→ PROMPT: Copy all the entries below exactly, but not the pictures.

(Records with drawing code)
----

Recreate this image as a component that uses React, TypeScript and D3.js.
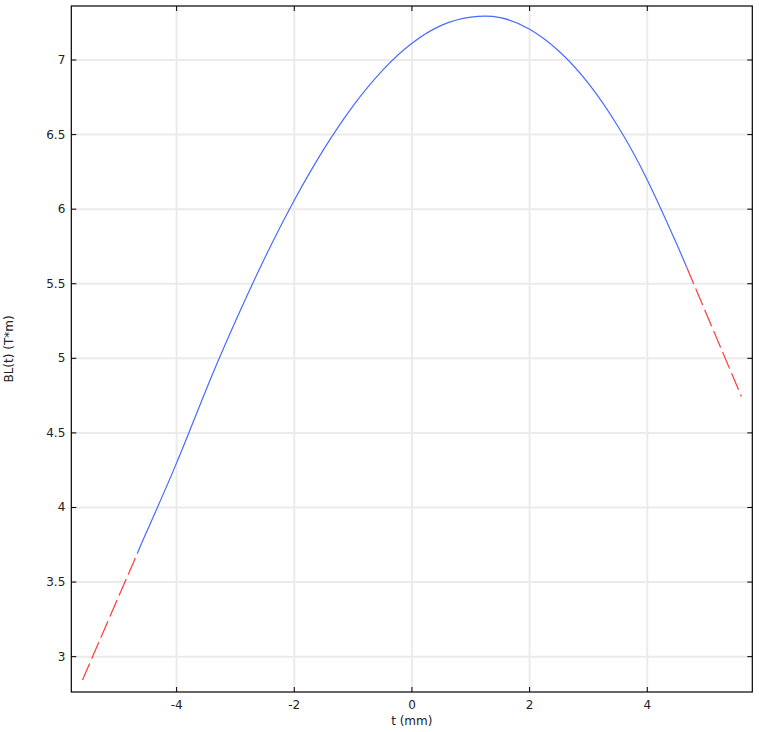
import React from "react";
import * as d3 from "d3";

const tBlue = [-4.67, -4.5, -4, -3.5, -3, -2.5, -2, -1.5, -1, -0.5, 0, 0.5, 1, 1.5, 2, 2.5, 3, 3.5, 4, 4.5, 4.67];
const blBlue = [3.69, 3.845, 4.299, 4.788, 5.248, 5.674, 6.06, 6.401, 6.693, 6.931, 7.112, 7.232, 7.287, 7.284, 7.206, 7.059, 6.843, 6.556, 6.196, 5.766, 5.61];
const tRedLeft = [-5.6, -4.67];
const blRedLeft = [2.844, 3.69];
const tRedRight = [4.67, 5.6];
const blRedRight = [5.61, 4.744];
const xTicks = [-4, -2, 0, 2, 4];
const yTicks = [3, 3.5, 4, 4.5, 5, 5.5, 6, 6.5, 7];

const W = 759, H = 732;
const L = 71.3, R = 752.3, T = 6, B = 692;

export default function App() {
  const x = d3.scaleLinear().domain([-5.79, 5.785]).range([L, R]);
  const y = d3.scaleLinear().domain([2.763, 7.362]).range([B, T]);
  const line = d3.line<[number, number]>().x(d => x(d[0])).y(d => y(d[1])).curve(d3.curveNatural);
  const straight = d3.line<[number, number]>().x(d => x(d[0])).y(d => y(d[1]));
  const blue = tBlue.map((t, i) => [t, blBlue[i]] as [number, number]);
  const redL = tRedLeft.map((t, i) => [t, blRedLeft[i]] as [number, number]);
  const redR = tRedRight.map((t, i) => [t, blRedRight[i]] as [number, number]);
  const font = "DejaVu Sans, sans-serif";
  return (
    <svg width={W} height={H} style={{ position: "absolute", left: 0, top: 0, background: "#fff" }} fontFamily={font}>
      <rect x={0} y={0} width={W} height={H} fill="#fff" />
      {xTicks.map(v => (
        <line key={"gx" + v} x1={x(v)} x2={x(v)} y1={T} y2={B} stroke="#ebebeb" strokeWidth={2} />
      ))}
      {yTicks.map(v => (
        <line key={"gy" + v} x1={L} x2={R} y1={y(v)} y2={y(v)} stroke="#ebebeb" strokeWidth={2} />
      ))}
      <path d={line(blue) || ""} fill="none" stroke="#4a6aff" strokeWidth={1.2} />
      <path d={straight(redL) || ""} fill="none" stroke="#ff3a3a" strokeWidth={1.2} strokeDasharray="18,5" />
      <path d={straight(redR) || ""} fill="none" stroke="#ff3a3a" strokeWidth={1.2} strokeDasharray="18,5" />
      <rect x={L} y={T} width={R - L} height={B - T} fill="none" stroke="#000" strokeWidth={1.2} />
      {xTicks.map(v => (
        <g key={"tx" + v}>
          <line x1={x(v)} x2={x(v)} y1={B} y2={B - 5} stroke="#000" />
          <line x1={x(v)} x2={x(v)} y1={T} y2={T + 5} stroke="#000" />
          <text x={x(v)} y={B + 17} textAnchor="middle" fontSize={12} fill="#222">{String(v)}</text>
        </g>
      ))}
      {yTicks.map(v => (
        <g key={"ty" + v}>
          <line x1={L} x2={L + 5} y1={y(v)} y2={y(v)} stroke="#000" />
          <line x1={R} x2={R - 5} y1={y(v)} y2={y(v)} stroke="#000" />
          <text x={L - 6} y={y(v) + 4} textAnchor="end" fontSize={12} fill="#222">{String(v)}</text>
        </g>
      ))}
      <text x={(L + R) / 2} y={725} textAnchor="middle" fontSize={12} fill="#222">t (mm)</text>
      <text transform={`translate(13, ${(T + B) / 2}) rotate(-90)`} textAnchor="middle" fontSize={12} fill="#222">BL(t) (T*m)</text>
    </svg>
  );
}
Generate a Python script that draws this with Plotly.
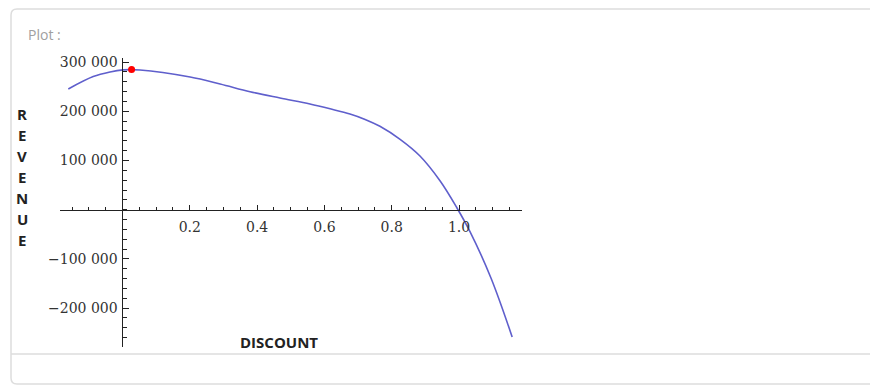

----

→ RESULT:
Recreate this image as a component that uses React, TypeScript and D3.js.
import React from "react";
import * as d3 from "d3";

const tBlue = [-4.67, -4.5, -4, -3.5, -3, -2.5, -2, -1.5, -1, -0.5, 0, 0.5, 1, 1.5, 2, 2.5, 3, 3.5, 4, 4.5, 4.67];
const blBlue = [3.69, 3.845, 4.299, 4.788, 5.248, 5.674, 6.06, 6.401, 6.693, 6.931, 7.112, 7.232, 7.287, 7.284, 7.206, 7.059, 6.843, 6.556, 6.196, 5.766, 5.61];
const tRedLeft = [-5.6, -4.67];
const blRedLeft = [2.844, 3.69];
const tRedRight = [4.67, 5.6];
const blRedRight = [5.61, 4.744];
const xTicks = [-4, -2, 0, 2, 4];
const yTicks = [3, 3.5, 4, 4.5, 5, 5.5, 6, 6.5, 7];

const W = 759, H = 732;
const L = 71.3, R = 752.3, T = 6, B = 692;

export default function App() {
  const x = d3.scaleLinear().domain([-5.79, 5.785]).range([L, R]);
  const y = d3.scaleLinear().domain([2.763, 7.362]).range([B, T]);
  const line = d3.line<[number, number]>().x(d => x(d[0])).y(d => y(d[1])).curve(d3.curveNatural);
  const straight = d3.line<[number, number]>().x(d => x(d[0])).y(d => y(d[1]));
  const blue = tBlue.map((t, i) => [t, blBlue[i]] as [number, number]);
  const redL = tRedLeft.map((t, i) => [t, blRedLeft[i]] as [number, number]);
  const redR = tRedRight.map((t, i) => [t, blRedRight[i]] as [number, number]);
  const font = "DejaVu Sans, sans-serif";
  return (
    <svg width={W} height={H} style={{ position: "absolute", left: 0, top: 0, background: "#fff" }} fontFamily={font}>
      <rect x={0} y={0} width={W} height={H} fill="#fff" />
      {xTicks.map(v => (
        <line key={"gx" + v} x1={x(v)} x2={x(v)} y1={T} y2={B} stroke="#ebebeb" strokeWidth={2} />
      ))}
      {yTicks.map(v => (
        <line key={"gy" + v} x1={L} x2={R} y1={y(v)} y2={y(v)} stroke="#ebebeb" strokeWidth={2} />
      ))}
      <path d={line(blue) || ""} fill="none" stroke="#4a6aff" strokeWidth={1.2} />
      <path d={straight(redL) || ""} fill="none" stroke="#ff3a3a" strokeWidth={1.2} strokeDasharray="18,5" />
      <path d={straight(redR) || ""} fill="none" stroke="#ff3a3a" strokeWidth={1.2} strokeDasharray="18,5" />
      <rect x={L} y={T} width={R - L} height={B - T} fill="none" stroke="#000" strokeWidth={1.2} />
      {xTicks.map(v => (
        <g key={"tx" + v}>
          <line x1={x(v)} x2={x(v)} y1={B} y2={B - 5} stroke="#000" />
          <line x1={x(v)} x2={x(v)} y1={T} y2={T + 5} stroke="#000" />
          <text x={x(v)} y={B + 17} textAnchor="middle" fontSize={12} fill="#222">{String(v)}</text>
        </g>
      ))}
      {yTicks.map(v => (
        <g key={"ty" + v}>
          <line x1={L} x2={L + 5} y1={y(v)} y2={y(v)} stroke="#000" />
          <line x1={R} x2={R - 5} y1={y(v)} y2={y(v)} stroke="#000" />
          <text x={L - 6} y={y(v) + 4} textAnchor="end" fontSize={12} fill="#222">{String(v)}</text>
        </g>
      ))}
      <text x={(L + R) / 2} y={725} textAnchor="middle" fontSize={12} fill="#222">t (mm)</text>
      <text transform={`translate(13, ${(T + B) / 2}) rotate(-90)`} textAnchor="middle" fontSize={12} fill="#222">BL(t) (T*m)</text>
    </svg>
  );
}
Generate a Python script that draws this with Plotly.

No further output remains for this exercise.